The night before, the Bruins had snapped a losing skid with a 6-3 win over the Vancouver Canucks. The mood on the ice is upbeat. “It’s a lot more fun when we win than when we lose, that’s for sure,” Dean says.
Dean, the only former Wildcat currently coaching in the NHL, is upbeat himself as he talks about falling in love with Durham and UNH hockey at first sight and the unplanned nature of his long professional playing and coaching careers. A defenseman, he played in 331 games over seven years in the NHL and helped the New Jersey Devils win the Stanley Cup in the 1994–95 season. He got his start in coaching in the Devils organization as well, working with its American Hockey League team in Lowell and its East Coast Hockey League team in Trenton. In the 2016–17 season, his first as a head coach in the American Hockey League, he led the Providence Bruins to the AHL playoffs. Last summer, he was promoted to the Boston job, where he works primarily with the team’s defensemen.
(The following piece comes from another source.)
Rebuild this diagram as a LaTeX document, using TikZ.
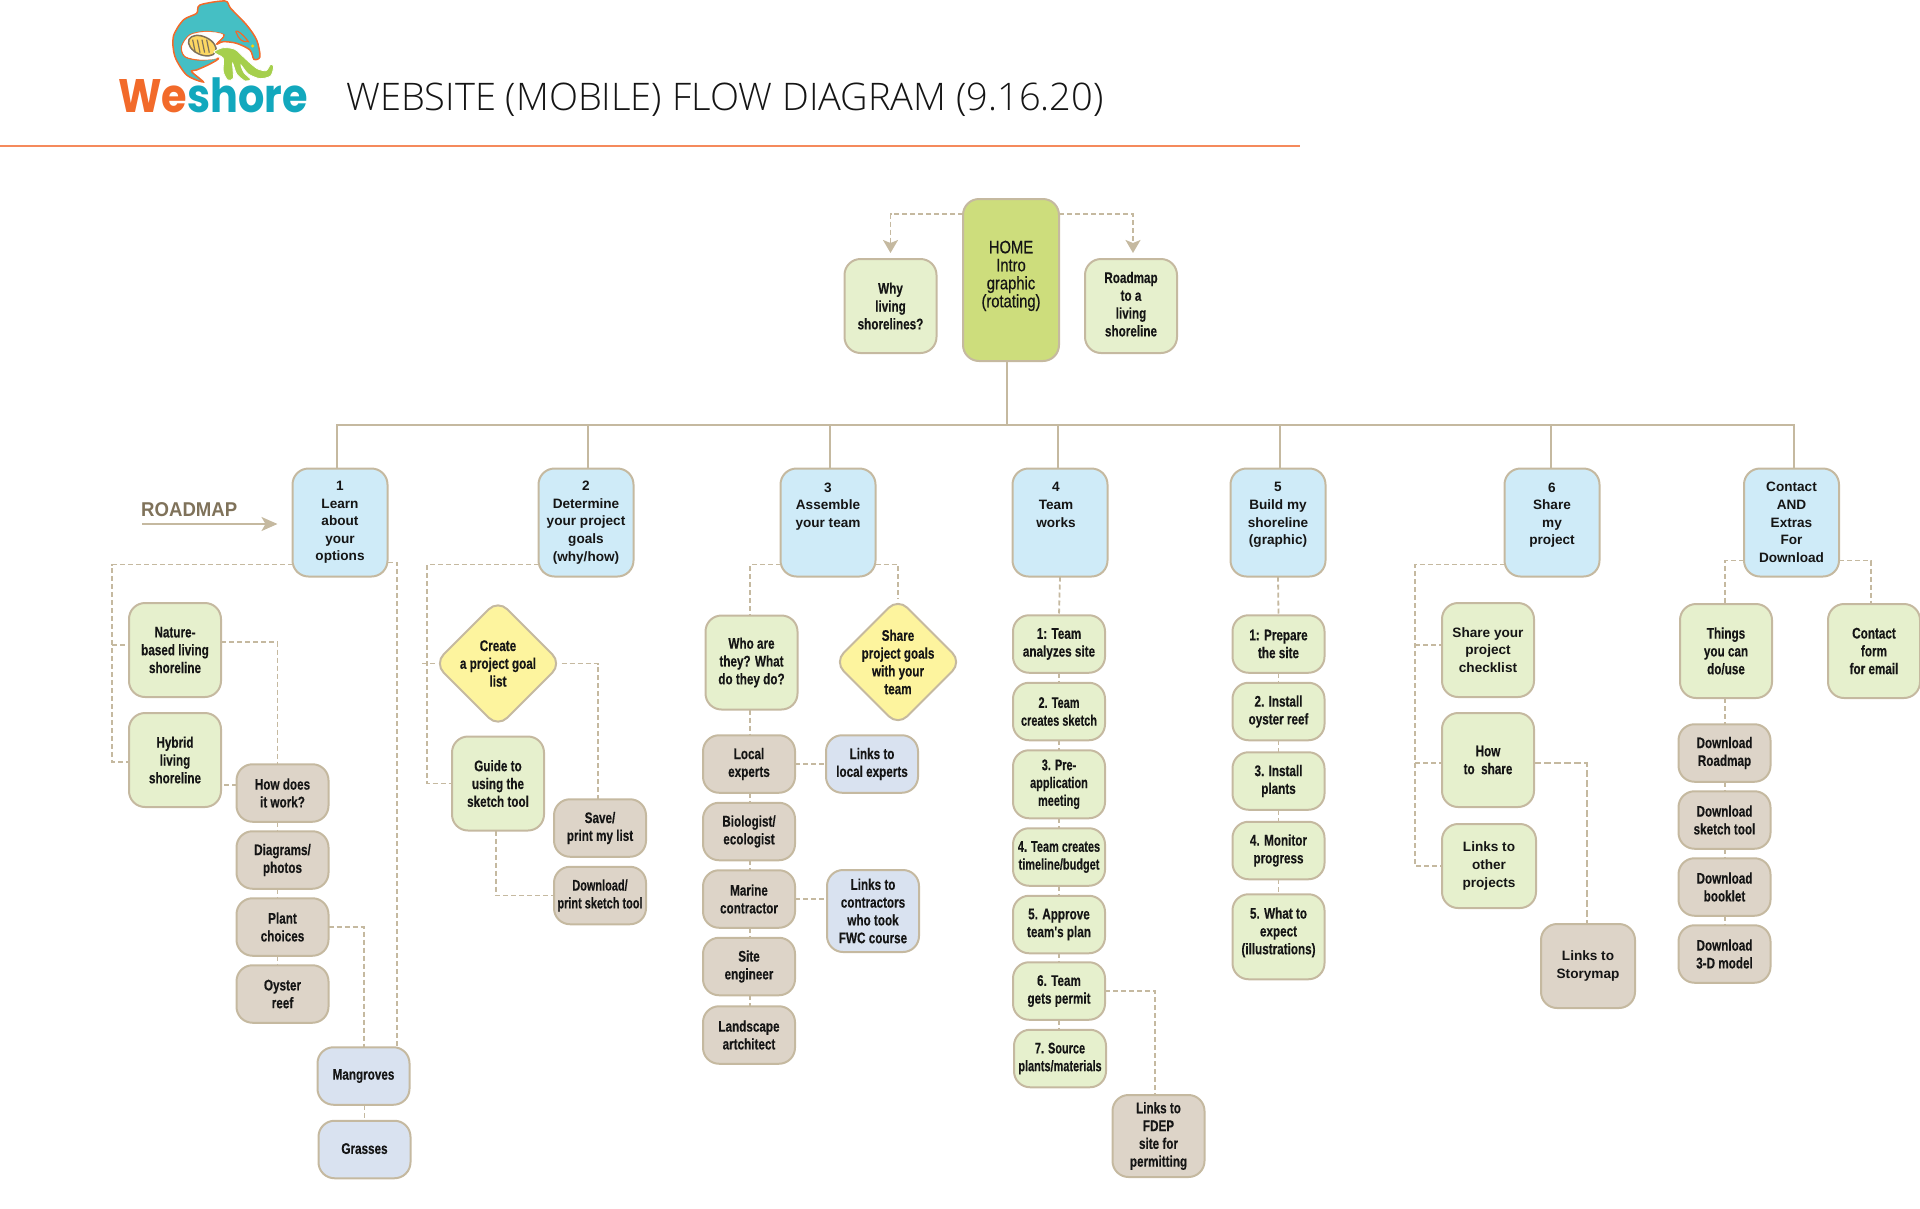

“I had the opportunity to come here and jumped at it,” Dean says. “You want to work with the best players in the best league.”
Standing behind the bench in the TD Garden can be pressure-packed — “the puck drops and there’s a lot of eyes on you, a certain amount of responsibility,” Dean says — but he takes the same one-step-at-a-time approach to his coaching career that he did to playing. “I don’t have aspirations to be a head coach in the NHL yet,” he says. “I’m not ready. I still have a lot to learn. Try to learn every day and get a little bit better.”
Dean and his wife, Jill, live in North Andover, Massachusetts, with their four children. He gets to Durham as often as he can, usually to talk hockey with men’s head coach Dick Umile ’72 and associate head coaches Mike Souza ’00 and Glenn Stewart ’94. Umile, who is retiring after this year and handing over the reins of the program to Souza, took over as head coach when Bob Kullen passed away in November 1990, early in Dean’s senior season. That year marked a resurgence of the UNH program and its first winning campaign since 1983–84 — a transformation Dean helped lead.
“He was a big, strong, athletic defenseman with a lot of offensive skill,” Umile says. “He’s an absolutely terrific guy and a real good hockey man. He’s got a lot of knowledge of the game.”
Dean played alongside Stewart as a Wildcat, and he and Souza became fast friends when both lived and worked in Providence, Dean with the minor league Bruins and Souza as an assistant at Brown University. Dean’s Wildcat connections and loyalties run deep, and from the vantage point of his own coaching career, he says he appreciates the balance Kullen and then Umile instilled in their players.
“You’re a student first, you’re a person, you’re someone’s son, you’re a part of the university,” Dean says. “You’re not just there to play hockey for four years and leave. You’re there to add something back to the university and have some esprit de corps, for lack of a better term. UNH provided that balance. There are great people up in Durham. I think it kind of trickles down into the type of person you are when you leave there.”